Former FBI Deputy Director Andrew McCabe accused the Trump administration of withholding key evidence in a Tuesday court filing, saying that the government was blocking information in his wrongful dismissal lawsuit.
A declaration in the case filed Tuesday evening accuses 30 senior officials – including Attorney General Bill Barr, FBI Director Christopher Wray, and President Trump – of ignoring requests for evidence in the case.
“To date Plaintiff has had no opportunity to take discovery,” the filing reads.
Written by McCabe attorney Murad Hussain, the filing states that while McCabe has “assembled a small set of supporting evidence from his own records and from publicly available sources,” the former FBI official needs far more records from the government to win the case.
“However, much of the relevant evidence in this case is in Defendants’ exclusive possession or the possession of current or former government officials,” the filing reads.
McCabe sued the Justice Department and FBI over accusations that his March 2018 termination was a politically motivated effort to rid him of his job and retirement benefits.
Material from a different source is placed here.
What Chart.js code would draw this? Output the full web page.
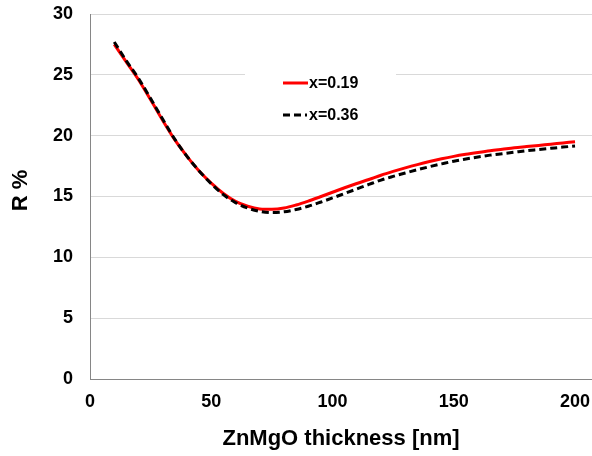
<!DOCTYPE html>
<html>
<head>
<meta charset="utf-8">
<script src="https://cdn.jsdelivr.net/npm/chart.js@4/dist/chart.umd.min.js"></script>
<style>
  html, body { margin: 0; padding: 0; background: #fff; }
  canvas { display: block; }
</style>
</head>
<body>
<canvas id="chart" width="592" height="456"></canvas>
<script>
// Reflectance vs ZnMgO layer thickness, two Mg contents.

const thickness = [10, 15, 20, 25, 30, 35, 40, 45, 50, 55, 60, 65, 70, 75, 80, 85, 90, 95, 100,
  105, 110, 115, 120, 125, 130, 135, 140, 145, 150, 155, 160, 165, 170, 175, 180, 185, 190, 195, 200];

const r019 = [27.5, 26.05, 24.6, 22.95, 21.25, 19.65, 18.3, 17.1, 16.1, 15.25, 14.6, 14.2, 13.98, 13.95,
  14.05, 14.3, 14.62, 14.98, 15.35, 15.72, 16.07, 16.4, 16.75, 17.06, 17.35, 17.62, 17.87, 18.1, 18.3,
  18.47, 18.62, 18.76, 18.88, 19.0, 19.1, 19.2, 19.3, 19.4, 19.5];

const r036 = [27.7, 26.15, 24.7, 23.05, 21.35, 19.7, 18.3, 17.1, 16.05, 15.15, 14.5, 14.05, 13.78, 13.68,
  13.74, 13.93, 14.2, 14.53, 14.88, 15.25, 15.62, 15.99, 16.35, 16.65, 16.93, 17.2, 17.45, 17.68, 17.9,
  18.08, 18.25, 18.4, 18.52, 18.64, 18.76, 18.86, 18.96, 19.06, 19.15];

const seriesLabels = ["x=0.19", "x=0.36"];
const xTicks = [0, 50, 100, 150, 200];
const yTicks = [0, 5, 10, 15, 20, 25, 30];

const FONT = "Arial, 'Liberation Sans', sans-serif";

const toPoints = (ys) => ys.map((y, i) => ({ x: thickness[i], y }));

// legend box sitting inside the plot
const insideLegend = {
  id: "insideLegend",
  afterDatasetsDraw(chart) {
    const ctx = chart.ctx;
    ctx.save();
    ctx.fillStyle = "#fff";
    ctx.fillRect(245, 66, 151, 64);

    const rows = [
      { ds: chart.data.datasets[1], y: 83 },
      { ds: chart.data.datasets[0], y: 115 },
    ];
    ctx.font = "bold 16px " + FONT;
    ctx.textBaseline = "middle";
    ctx.textAlign = "left";
    rows.forEach(({ ds, y }) => {
      ctx.beginPath();
      ctx.setLineDash(ds.borderDash || []);
      ctx.lineWidth = ds.borderWidth;
      ctx.strokeStyle = ds.borderColor;
      ctx.moveTo(283, y);
      ctx.lineTo(ds.borderDash ? 307 : 308, y);
      ctx.stroke();
      ctx.setLineDash([]);
      ctx.fillStyle = "#000";
      ctx.fillText(ds.label, 309, y + 1);
    });
    ctx.restore();
  }
};

new Chart(document.getElementById("chart"), {
  type: "line",
  data: {
    datasets: [
      {
        label: seriesLabels[1],
        data: toPoints(r036),
        borderColor: "#000",
        borderWidth: 3,
        borderDash: [7, 4],
        pointRadius: 0,
        cubicInterpolationMode: "monotone",
        order: 0
      },
      {
        label: seriesLabels[0],
        data: toPoints(r019),
        borderColor: "#ff0000",
        borderWidth: 3,
        pointRadius: 0,
        cubicInterpolationMode: "monotone",
        order: 1
      }
    ]
  },
  options: {
    responsive: false,
    animation: false,
    events: [],
    layout: { padding: { top: 14, right: 0, bottom: 0, left: 0 } },
    plugins: {
      legend: { display: false },
      tooltip: { enabled: false }
    },
    scales: {
      x: {
        type: "linear",
        min: 0,
        max: 207,
        afterBuildTicks: (scale) => { scale.ticks = xTicks.map((v) => ({ value: v })); },
        afterFit: (scale) => {
          scale.height = 77;
          scale.paddingLeft = 0;
          scale.paddingRight = 0;
        },
        grid: { display: false, drawTicks: false },
        border: { display: true, color: "#868686", width: 1 },
        ticks: {
          padding: 12,
          color: "#000",
          maxRotation: 0,
          font: { family: FONT, size: 18, weight: "bold" }
        },
        title: {
          display: true,
          text: "ZnMgO thickness [nm]",
          color: "#000",
          padding: { top: 4, bottom: 4 },
          font: { family: FONT, size: 22, weight: "bold" }
        }
      },
      y: {
        min: 0,
        max: 30,
        afterBuildTicks: (scale) => { scale.ticks = yTicks.map((v) => ({ value: v })); },
        afterFit: (scale) => {
          scale.width = 90;
          scale.paddingTop = 0;
          scale.paddingBottom = 0;
        },
        grid: { color: "#d9d9d9", lineWidth: 1, drawTicks: false },
        border: { display: true, color: "#868686", width: 1 },
        ticks: {
          padding: 17,
          color: "#000",
          font: { family: FONT, size: 18, weight: "bold" }
        },
        title: {
          display: true,
          text: "\u00a0\u00a0R %",
          color: "#000",
          padding: { top: 8, bottom: 4 },
          font: { family: FONT, size: 22, weight: "bold" }
        }
      }
    }
  },
  plugins: [insideLegend]
});
</script>
</body>
</html>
Then-Attorney General Jeff Sessions sacked McCabe days before the longtime law enforcement official was scheduled to retire.
The filing asks U.S. District Judge Randy Moss of Washington, D.C., to force the Justice Department, FBI, White House, and other agencies and officials to provide McCabe with the evidence he requests.
The evidence requests appear to include a suggestion that McCabe’s team believes the Trump administration selectively released evidence to a Justice Department inspector general investigation into media leaks.
McCabe wants records “relating to decisions to omit exculpatory evidence … from the OIG Report and disciplinary decisions.”